NATO denies bombing sanitorium; omits regrets

Doug Henwood dhenwood at panix.com
Tue Jun 1 17:31:04 PDT 1999


Telegraph (London) - June 1, 1999

ALLIES DENY KILLING 20 IN ATTACK ON SANATORIUM By Christopher Lockwood, Diplomatic Editor

BELGRADE claimed that at least 20 patients in a sanatorium were killed early yesterday in a Nato air raid on Surdulica, 180 miles south of Belgrade.

But Nato angrily denied the charge that it had committed yet another military blunder. Reports by Serb media said that the people, including some refugees, were killed when the sanatorium and a pensioners' home in the same complex were struck by five missiles.

A government official said that a search was continuing in the rubble and it was feared that the toll could be higher. The Serbs also claimed that a Nato strike on the city of Novi Pazar killed 10 people and injured at least 20 yesterday. Nato fired 20 missiles, targeting the local TV and radio station, but Belgrade claimed they hit an apartment building.

The reports came less than a day after an attack on a bridge at Varvarin - said to be a legitimate military target by Nato - killed 11 people who were using the bridge at the time to go to market. Nato provided no good explanation of why it attacked the bridge during the day, when it was in heavy use, rather than at night, the usual procedure.

Nato categorically denied, however, that it hit the sanatorium, saying it had successfully attacked a military barracks in the town. This appeared to be the same barracks that Nato planes had missed on April 28, killing at least 20 civilians by mistake instead.

[...]

Los Angeles Times - June 1, 1999

ANOTHER AIRSTRIKE ON CIVILIANS KILLS 16 AT SANITARIUM COMPLEX Balkans: NATO insists it targeted military facilities. Alliance admits bombing is aiding Kosovo rebel army. By RICHARD BOUDREAUX, Times Staff Writer

URDULICA, Yugoslavia--NATO's intensifying air assault on Yugoslavia killed at least 16 more civilians Monday when missiles slammed into a sanitarium and nearby retirement home in this southern Serbian town after many of the occupants had gone to bed.

Four explosions crushed parts of both buildings shortly after midnight and left bloodied bedding and clothing hanging like macabre ornaments from pine branches in the surrounding 17-acre forest.

Rescue workers said they heard people screaming under the rubble and worked through the night to pull many out alive. By midafternoon, at least four people were still missing, officials said. Another 43 were listed as wounded, five of them in critical condition.

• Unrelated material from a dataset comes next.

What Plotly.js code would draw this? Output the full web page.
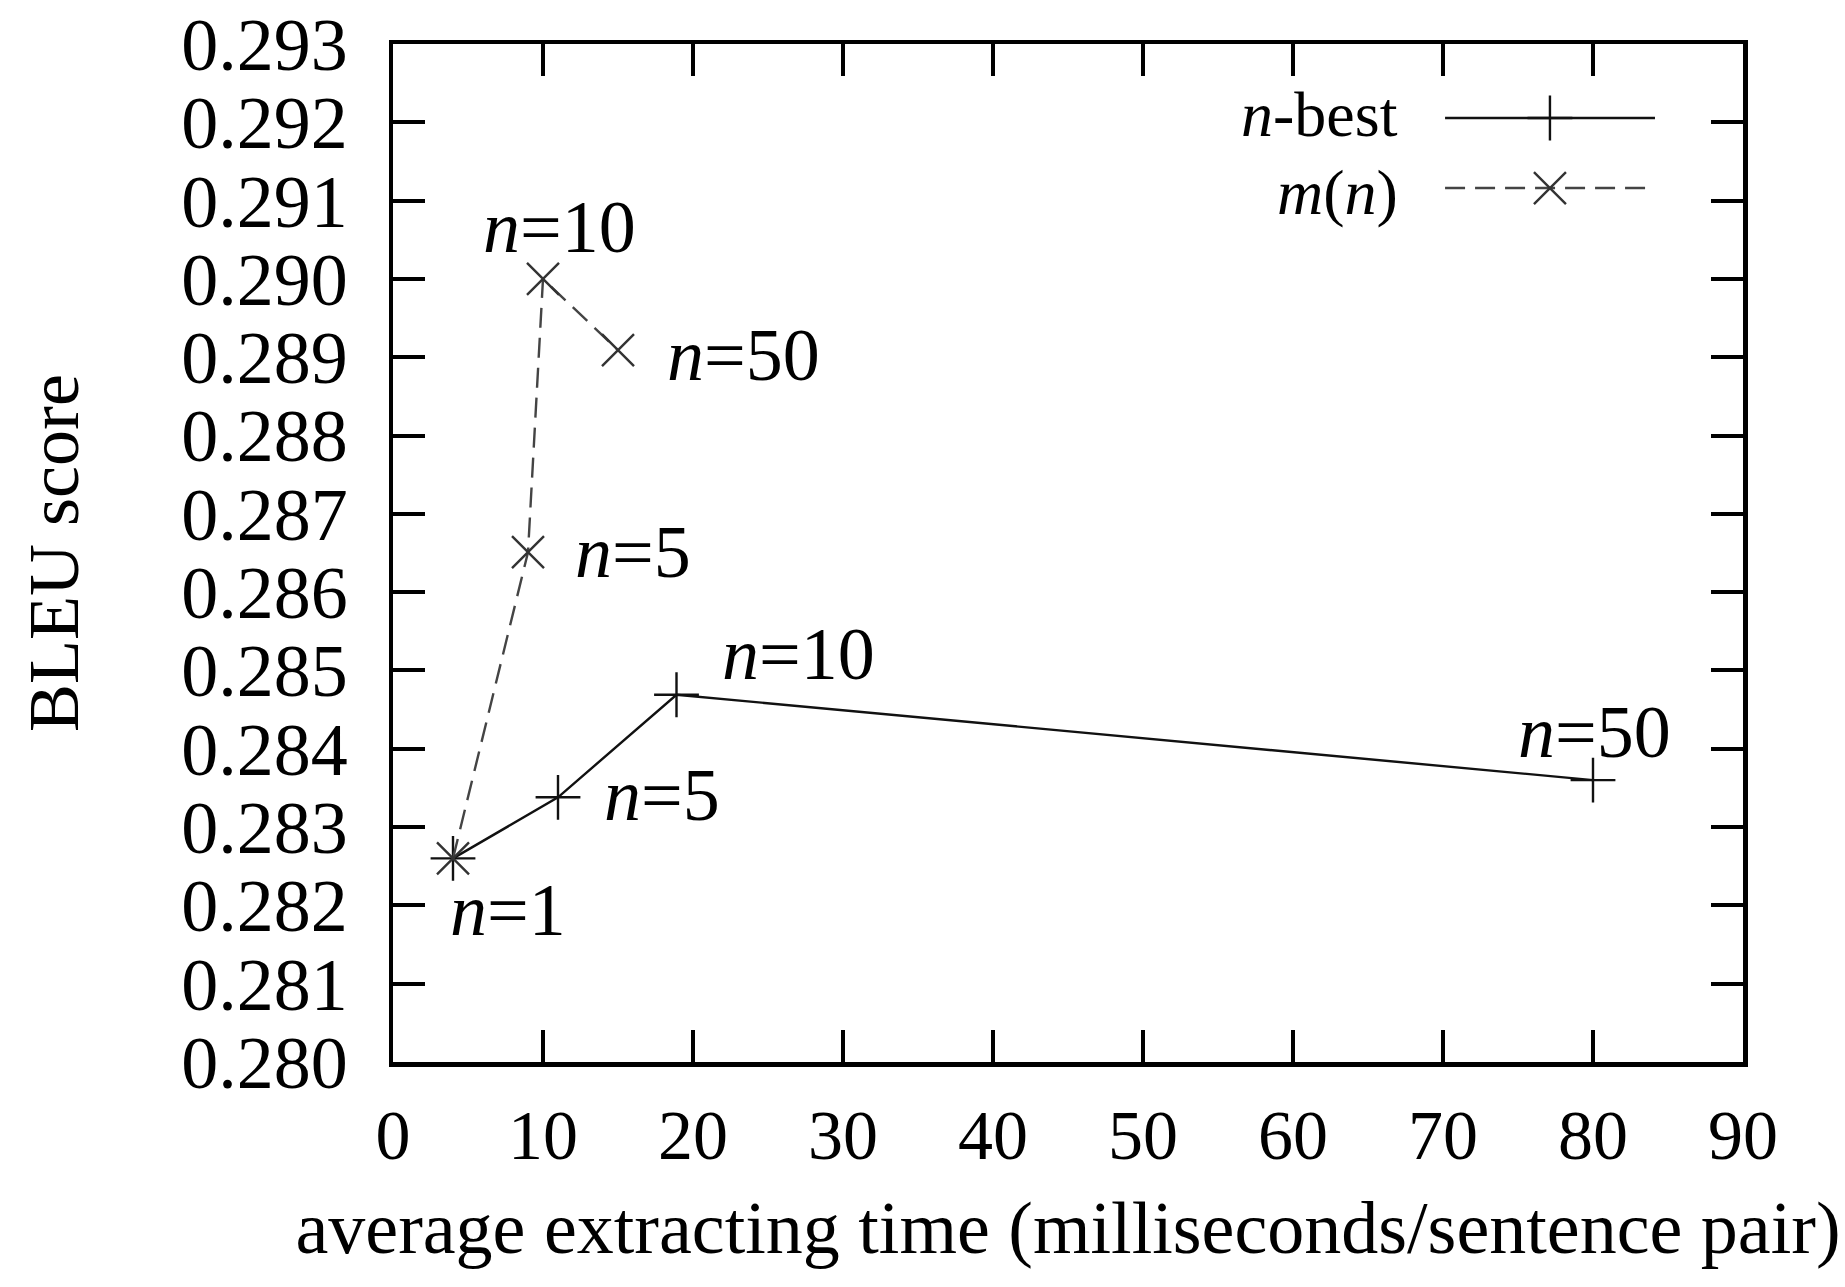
<!DOCTYPE html>
<html>
<head>
<meta charset="utf-8">
<script src="https://cdn.plot.ly/plotly-3.0.1.min.js"></script>
<style>html,body{margin:0;padding:0;background:#fff;}#chart{width:1845px;height:1287px;}</style>
</head>
<body>
<div id="chart"></div>
<script>
// ---- data ----
var nbestX = [4, 11, 18.9, 80];
var nbestY = [0.2826, 0.28338, 0.28469, 0.2836];
var nbestLabels = ['1', '5', '10', '50'];
var mnX = [4, 9, 10, 15];
var mnY = [0.2826, 0.28651, 0.2900, 0.28909];
var mnLabels = ['', '5', '10', '50'];
var xTicks = [0, 10, 20, 30, 40, 50, 60, 70, 80, 90];
var yTicks = [0.280, 0.281, 0.282, 0.283, 0.284, 0.285, 0.286, 0.287, 0.288, 0.289, 0.290, 0.291, 0.292, 0.293];
var seriesNames = ['<i>n</i>-best', '<i>m</i>(<i>n</i>)'];

// ---- styles ----
var FONT = 'Liberation Serif, Times New Roman, serif';
var markerSize = 32;
var nbestColor = '#111', mnColor = '#333';
var nbestStyle = {color: nbestColor, width: 2.4};
var mnStyle = {color: '#444', width: 2.4, dash: '20px,10px'};
// label offsets in pixels [xshift, yshift, xanchor]
var nbestOff = [[55, -52, 'center'], [44, 2, 'left'], [122, 41, 'center'], [1, 48, 'center']];
var mnOff = [null, [45, 0, 'left'], [16, 52, 'center'], [47, -5, 'left']];

function mk(sym, col) {
  return {symbol: sym, size: markerSize, color: col, line: {width: 2.4, color: col}};
}

var traces = [
  {x: nbestX, y: nbestY, mode: 'lines+markers', name: seriesNames[0],
   line: nbestStyle, marker: mk('cross-thin-open', nbestColor), showlegend: false},
  {x: mnX, y: mnY, mode: 'lines+markers', name: seriesNames[1],
   line: mnStyle, marker: mk('x-thin-open', mnColor), showlegend: false}
];

// custom legend (text left of sample, gnuplot style) on an overlay axis
var legY = [0.9273, 0.8585];
var legTextY = [0.9312, 0.8546];
var legX0 = 0.7793, legX1 = 0.9348, legXm = 0.857;
traces.push({x: [legX0, legX1], y: [legY[0], legY[0]], xaxis: 'x2', yaxis: 'y2', mode: 'lines',
  line: nbestStyle, showlegend: false, hoverinfo: 'skip'});
traces.push({x: [legXm], y: [legY[0]], xaxis: 'x2', yaxis: 'y2', mode: 'markers',
  marker: mk('cross-thin-open', nbestColor), showlegend: false, hoverinfo: 'skip'});
traces.push({x: [legX0, legX1], y: [legY[1], legY[1]], xaxis: 'x2', yaxis: 'y2', mode: 'lines',
  line: mnStyle, showlegend: false, hoverinfo: 'skip'});
traces.push({x: [legXm], y: [legY[1]], xaxis: 'x2', yaxis: 'y2', mode: 'markers',
  marker: mk('x-thin-open', mnColor), showlegend: false, hoverinfo: 'skip'});

var annFont = {family: FONT, size: 74, color: '#000'};
var legFont = {family: FONT, size: 64, color: '#000'};
var annotations = [];
nbestX.forEach(function (x, i) {
  var o = nbestOff[i];
  annotations.push({x: x, y: nbestY[i], xref: 'x', yref: 'y', text: '<i>n</i>=' + nbestLabels[i],
    showarrow: false, xshift: o[0], yshift: o[1], xanchor: o[2], yanchor: 'middle', font: annFont});
});
mnX.forEach(function (x, i) {
  var o = mnOff[i];
  if (!o) return;
  annotations.push({x: x, y: mnY[i], xref: 'x', yref: 'y', text: '<i>n</i>=' + mnLabels[i],
    showarrow: false, xshift: o[0], yshift: o[1], xanchor: o[2], yanchor: 'middle', font: annFont});
});
seriesNames.forEach(function (nm, i) {
  annotations.push({x: 0.746, y: legTextY[i], xref: 'paper', yref: 'paper', text: nm, showarrow: false,
    xanchor: 'right', yanchor: 'middle', font: legFont});
});

var axisCommon = {
  showline: true, linecolor: '#000', linewidth: 4.5, mirror: 'ticks',
  ticks: 'inside', ticklen: 32, tickwidth: 4, tickcolor: '#000',
  showgrid: false, zeroline: false
};

var layout = {
  width: 1845, height: 1287,
  margin: {l: 393, r: 102, t: 44, b: 225},
  paper_bgcolor: '#fff', plot_bgcolor: '#fff',
  font: {family: FONT, color: '#000'},
  xaxis: Object.assign({}, axisCommon, {
    range: [0, 90], tickmode: 'array', tickvals: xTicks, ticktext: xTicks.map(String),
    tickfont: {family: FONT, size: 70}, ticklabelstandoff: 8,
    title: {text: 'average extracting time (milliseconds/sentence pair)', font: {family: FONT, size: 74}, standoff: 30}
  }),
  yaxis: Object.assign({}, axisCommon, {
    range: [0.280, 0.293], tickmode: 'array', tickvals: yTicks, ticktext: yTicks.map(function (v) { return v.toFixed(3); }),
    tickfont: {family: FONT, size: 74}, ticklabelstandoff: 26,
    title: {text: 'BLEU score', font: {family: FONT, size: 72}, standoff: 80}
  }),
  xaxis2: {overlaying: 'x', range: [0, 1], visible: false, fixedrange: true},
  yaxis2: {overlaying: 'y', range: [0, 1], visible: false, fixedrange: true},
  showlegend: false,
  annotations: annotations
};

Plotly.newPlot('chart', traces, layout, {displayModeBar: false, staticPlot: true});
</script>
</body>
</html>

"I heard a plane pass and then return, and after that an explosion. The wall, the ceiling, everything fell on me," said Mica Pjevac, a woman in her 60s who emerged after an hour under the wreckage with a fractured right hand. "I kept thinking: 'It's over. It's over. That's the end of my life.' "

Monday's was the third strike on civilians in two days by NATO, which began bombing nearly 10 weeks ago to try to oust Yugoslav President Slobodan Milosevic's army from Kosovo--a southern province of Serbia, Yugoslavia's dominant republic.

Daylight bombings Sunday killed nine pedestrians and motorists on a bridge in the Serbian town of Varvarin and the driver of a journalists' convoy near Prizren in Kosovo. Serbian state media said 10 people were killed Monday by NATO missiles in the Serbian city of Novi Pazar, but this report could not be verified.

As President Clinton vowed to press NATO's campaign to stop what he called "appalling abuses" by Milosevic's troops against Kosovo's ethnic Albanian majority, the North Atlantic Treaty Organization voiced no remorse about the latest civilian victims of its own attacks.

NATO spokesman Jamie Shea insisted Monday that the bridge in Varvarin was a legitimate military target. He claimed that allied aircraft aimed at an ammunition depot and an army barracks in Surdulica but would not confirm that they hit civilian targets. And he said NATO had no evidence that its planes had fired on journalists.

"I don't have any information at the moment of damage to any civilians or civilian facilities," Shea said in Brussels, omitting his customary disclaimer that NATO regrets any loss of civilian life.